In this section we will discuss the most common resampling methods and
their comparisons. For practical application see notebooks.
Resampling methods are used to try the training and the evaluation of
the model given a certain dataset. It involves fitting the model
multiple times on different subsets of the data, and then evaluating the
model on other data.
Remark: Difference between Training Error and Test Error:
the test error is the error that we get on average when we apply the
model to new data, whereas the training error is the error that we get
on the same data that we used to train the model.
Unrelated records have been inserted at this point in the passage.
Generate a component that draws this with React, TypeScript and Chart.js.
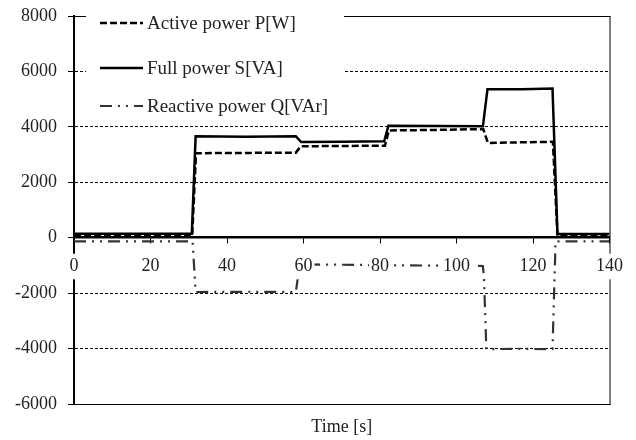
import React, { useEffect, useRef } from 'react';
import { Chart, registerables } from 'chart.js';

Chart.register(...registerables);

// ---- data ----
const seriesLabels = ['Active power P[W]', 'Full power S[VA]', 'Reactive power Q[VAr]'];
const xTitle = 'Time [s]';

const activeTime = [0, 30.9, 31.9, 45, 58.0, 59.3, 70, 81.3, 82.3, 95, 107.0, 108.2, 116, 125.2, 126.4, 140];
const activePower = [60, 60, 3050, 3060, 3070, 3300, 3310, 3320, 3870, 3890, 3920, 3420, 3440, 3460, 70, 70];

const fullTime = [0, 30.8, 31.8, 45, 58.0, 59.4, 70, 81.1, 82.2, 95, 106.9, 108.1, 117, 125.1, 126.4, 140];
const fullPower = [140, 140, 3660, 3640, 3660, 3450, 3460, 3480, 4040, 4030, 4020, 5360, 5360, 5380, 130, 130];

const reactiveTime = [0, 31.0, 31.8, 45, 58.0, 59.0, 80, 106.9, 107.2, 107.8, 116, 125.1, 125.9, 140];
const reactivePower = [-130, -130, -1960, -1950, -1960, -960, -990, -1020, -1500, -4020, -4010, -4020, -130, -130];

const xMin = 0;
const xMax = 140;
const xStep = 20;
const yMin = -6000;
const yMax = 8000;
const yStep = 2000;

const FONT = '"Liberation Serif", "Times New Roman", serif';
const TEXT = '#222';

const toPoints = (xs: number[], ys: number[]) => xs.map((x, i) => ({ x, y: ys[i] }));

const framePlugin = {
  id: 'frame',
  beforeDatasetsDraw(chart: any) {
    const { ctx, chartArea: a } = chart;
    ctx.save();
    ctx.strokeStyle = '#000';
    ctx.lineWidth = 1;
    ctx.beginPath();
    ctx.moveTo(a.left, a.top + 0.5);
    ctx.lineTo(a.right + 1, a.top + 0.5);
    ctx.moveTo(a.right + 0.5, a.top);
    ctx.lineTo(a.right + 0.5, a.bottom + 1);
    ctx.moveTo(a.left, a.bottom + 0.5);
    ctx.lineTo(a.right + 1, a.bottom + 0.5);
    ctx.stroke();
    ctx.restore();
  },
};

const legendRows = [24, 69, 107];

const legendPlugin = {
  id: 'boxLegend',
  afterDraw(chart: any) {
    const { ctx } = chart;
    ctx.save();
    ctx.fillStyle = '#fff';
    ctx.fillRect(86, 0, 258, 120);
    chart.data.datasets.forEach((ds: any, i: number) => {
      const y = legendRows[i];
      ctx.strokeStyle = ds.borderColor;
      ctx.lineWidth = ds.borderWidth;
      ctx.setLineDash(ds.borderDash || []);
      ctx.beginPath();
      ctx.moveTo(100, y - 1);
      ctx.lineTo(143, y - 1);
      ctx.stroke();
      ctx.setLineDash([]);
      ctx.fillStyle = TEXT;
      ctx.font = `19px ${FONT}`;
      ctx.textBaseline = 'middle';
      ctx.textAlign = 'left';
      ctx.fillText(ds.label, 147, y);
    });
    ctx.restore();
  },
};

export default function App() {
  const ref = useRef<HTMLCanvasElement>(null);

  useEffect(() => {
    document.body.style.margin = '0';
    const tickFont = { family: FONT, size: 18 };
    const chart = new Chart(ref.current as HTMLCanvasElement, {
      type: 'line',
      data: {
        datasets: [
          {
            label: seriesLabels[0],
            data: toPoints(activeTime, activePower),
            borderColor: '#000',
            borderWidth: 2.5,
            borderDash: [7, 3],
            pointRadius: 0,
            fill: false,
            tension: 0,
          },
          {
            label: seriesLabels[1],
            data: toPoints(fullTime, fullPower),
            borderColor: '#000',
            borderWidth: 2.5,
            borderDash: [],
            pointRadius: 0,
            fill: false,
            tension: 0,
          },
          {
            label: seriesLabels[2],
            data: toPoints(reactiveTime, reactivePower),
            borderColor: '#333',
            borderWidth: 2.2,
            borderDash: [12, 6, 2, 6, 2, 6],
            pointRadius: 0,
            fill: false,
            tension: 0,
          },
        ],
      },
      options: {
        animation: false,
        responsive: false,
        devicePixelRatio: 1,
        layout: { padding: { top: 16, right: 25, left: 0, bottom: 0 } },
        plugins: {
          legend: { display: false },
          tooltip: { enabled: false },
        },
        scales: {
          x: {
            type: 'linear',
            position: { y: 0 } as any,
            min: xMin,
            max: xMax,
            ticks: {
              stepSize: xStep,
              font: tickFont,
              color: TEXT,
              padding: 13,
              z: 1,
              showLabelBackdrop: true,
              backdropColor: '#fff',
              backdropPadding: 2,
              callback: (v: any) => String(v),
            } as any,
            grid: {
              drawOnChartArea: false,
              drawTicks: true,
              tickLength: 5,
              tickColor: '#000',
              tickWidth: 1,
            },
            border: { display: true, color: '#000', width: 2.5 },
          },
          x2: {
            type: 'linear',
            position: 'bottom',
            min: xMin,
            max: xMax,
            ticks: { display: false },
            grid: { display: false },
            border: { display: false },
            title: {
              display: true,
              text: xTitle,
              font: tickFont,
              color: TEXT,
              padding: { top: 0, bottom: 2 },
            },
            afterFit: (s: any) => {
              s.height = 36;
            },
          },
          y: {
            type: 'linear',
            position: 'left',
            min: yMin,
            max: yMax,
            ticks: {
              stepSize: yStep,
              font: tickFont,
              color: TEXT,
              padding: 11,
              callback: (v: any) => String(v),
            },
            grid: {
              color: '#000',
              lineWidth: 1,
              tickColor: '#000',
              tickLength: 6,
              tickWidth: 1,
              tickBorderDash: [],
            },
            border: { display: true, color: '#000', width: 2, dash: [3, 2] },
            afterFit: (s: any) => {
              s.width = 74;
              s.paddingTop = 0;
              s.paddingBottom = 0;
            },
          },
        },
      },
      plugins: [framePlugin, legendPlugin],
    } as any);
    return () => chart.destroy();
  }, []);

  return (
    <div style={{ position: 'absolute', left: 0, top: 0, width: 636, height: 440, background: '#fff' }}>
      <canvas ref={ref} width={636} height={440} style={{ display: 'block' }} />
    </div>
  );
}
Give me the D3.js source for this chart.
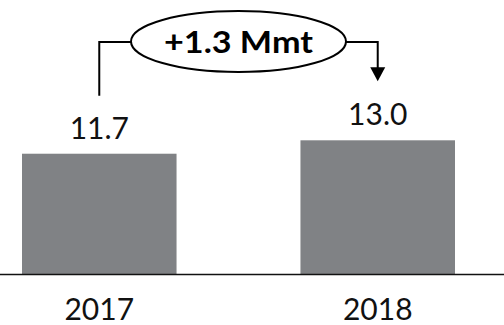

We focus on the test error of the model and we decide to split
randomly the data into two parts: a training set and a test
set.
We fit the model on the training set and then we evaluate the model on
the test set.
The resulting validation hold-out set set error rate—typically
assessed using MSE in the case of a quantitative response—provides an
estimate of the test error rate.
Problems:
The MSE is very variable, because it depends on the random split of the data. High Bias.
We use only few of the available observation to train the model...
K-Fold Cross-Validation is a resampling method that addresses the 2
problems of the validation set approach. The idea is that we divide the
dataset into $K$ folds, group, and that we train the model on $K-1$
folds and evaluate it on the remaining fold. This is done $K$ times, one
time for each fold, computing for each time the corresponding $MSE_k$
for that evaluation fold.
This will result in a MSE for each fold, and we can compute the average
of the MSEs to get the Cross-Validation Error Rate.
\(CV_{(K)} = \frac{1}{K} \sum_{k=1}^{K} MSE_k\)
We then have a special case of the K-Fold Cross-Validation, the
Leave-One-Out Cross-Validation (LOOCV), where we set $K = n$. this
means that we leave one obsevation out, and we train the model on the
remaining $n-1$ observations, and we evaluate it on the left-out
observation. This is done for each observation (n), and we compute the
average of the MSEs to get the LOOCV Error Rate.
\(CV_{(n)} = \frac{1}{n} \sum_{k=1}^{n} MSE_k\)
Advantages LOOCV:
No randomness because we test the model on all observations.
Lower Bias because we use all the data to train the model. (But High Variance)
Advantages K-Fold:
Faster (computationally) than LOOCV.
Higher Bias.
Lower Variance because we use group of training sets that are less correlated between each other than the ones mostly equal, used in LOOCV.
::: definition (Bootstrap) The bootstrap is a resampling technique used to estimate statistics (such as mean, variance, CI, SE) on a population by resempling the data with replacement. :::
How and why use it?
We use bootstrap when we do not have access to the population and we
mimick the population by resampling the data. We use it to create
Bootstrap samples that are used to estimate the statistics of a
population (i.e. statistics on different samples).
Suppose that we have a sample of observations, and we want to get some
estimation on statistics of the population o those observations. We
should have more samples of from the same population and then average
the results on those samples. But we do not have access to the
population, so we can use the bootstrap to create more samples from the
same sample. we do that by resampling with replacement the data,
creating new bootstrap samples of the same size of the orinal sample.
This way, we can have multiple samples that appears to be drawn from the
same population, but actually are just resampled from the original
sample, but if we resample with replacement, it is the same as getting
them from that population.\
For example, we create $R$ bootstrap samples of size $n$ from the original sample of size $n$, and we compute the statistic of interest on each of the $R$ samples, and then we average the results to get the final estimation of the statistic. And if we do that for example with the sample mean $\bar{x}$, we can get the Bootstrap estimate of the SE of the sample mean, which is the standard deviation of the bootstrap samples. \(SE_{\bar{x}} = \sqrt{\frac{1}{R-1} \sum_{r=1}^{R} (\bar{x}^*_r - \bar{x}^*)^2}\) where $\bar{x}^* = \frac{1}{R} \sum_{i=1}^{R} \bar{x_i}^*$ is the mean of the bootstrap samples means. This means that the SD of the bootstrap samples means is the Bootstrap estimate of the SE of the sample mean of the original sample.\
::: definition (Standard Error) Standard error is the measure of the variability of the sample mean, i.e. how much the sample mean changes if we take different samples from the same population. This is relative to the sample size: \(SE = \frac{\sigma}{\sqrt{n}}\) where $\sigma = \sqrt{\frac{1}{n-1}\sum_{i=1}^{n}(x_i - \bar{x})^2}$ is the population standard deviation. :::
We can also use the bootstrap to estimate the confidence intervals of a statistic. We just have to compute the statistic of interest on the bootstrap samples, and then we can compute the confidence intervals by just sorting in ascending order the bootstrap statistics computed and then find the quantiles that we want for our Confidence Interval.
The bootstrap cannot be used with time series data. Becaese each data is dependent time and so there is an order.
The bootstrap is not useful for computing the Prediction Error of a model, it is not a resampling method that is used to evaluate the model.